Polenta di miglio della casalinghitudine

 

Ingredienti per 4 persone:

200 g di miglio

1 litro di acqua

2 carciofi

12 funghi pioppini (o altri funghi coltivati)

qualche cimetta di broccolo e cavolfiore

150 g di edamame surgelati

2 fragole

1 spicchio di aglio

1 cucchiaino di zucchero integrale grezzo

sale,pepe, aceto di mele e olio evo

 

Procedimento:

Tritare il miglio in un frullatore. Cuocerlo in un litro di acqua per circa 40 minuti, mescolando di tanto in tanto e salando leggermente. Proseguire la cottura fino a quando il miglio si disfa formando una polentina. A piacere condire con della scorza di limone grattuggiata.

Nel frattempo sbianchire per 4 minuti le cimette di broccolo e di cavolfiore in acqua bollente salata. Nella stessa acqua di cottura sbianchire gli edamame per 3 minuti. Scolare e tenere da parte al caldo.

In una casseruola arrostire, per qualche minuto a fiamma vivace, i funghi in abbondante olio evo e uno spicchio di aglio.

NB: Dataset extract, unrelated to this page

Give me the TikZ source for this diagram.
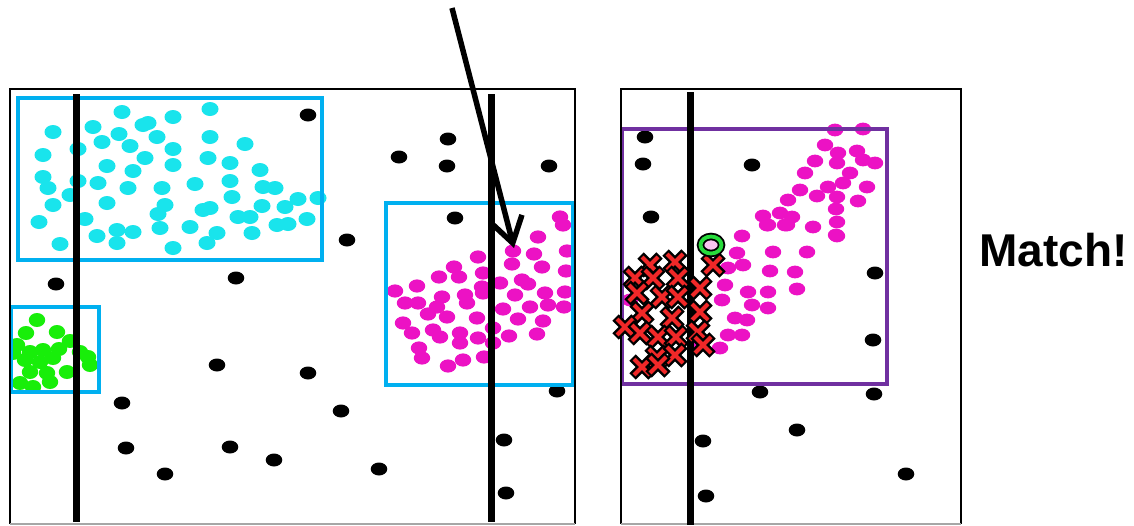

Affettare i carciofi e stufarli in una casseruola, sfumando con due cucchiai di aceto di mele e un cucchiaino di zucchero di canna. Proseguire la cottura per circa 10 minuti, salando leggermente, fino a quando i carciofi risulteranno teneri.

Distribuire la polenta nei piatti guarnendo con gli edamame e le verdure. Decorare con fettine di fragole e condire con olio evo a crudo.

Buon appetito!

 

Tempi di preparazione:

1 ora circa

 

Difficoltà:

facile

 

Nota bene. La polenta di miglio affonda le radice nei secoli, prima ancora del pane che fino all’invasione barbarica è stato per il Romano Impero l’alimento principale. Non ci sono ricette vere e proprie ma si sa che gli antichi preparavo il “puls”, macinando i cereali e cuocendoli con acqua. Nelle aree napoletane veniva fatto con il miglio appunto, cereale diffuso all’epoca mentre i romani lo cucinavano a base di farro. Questopiatto veniva poi accompagnato con erbe, ortaggi e legumi. L’introduzione del pane, l’importazione del mais dalle Americhe hanno sostituito questa preparazione semplice ma sostanzoisa.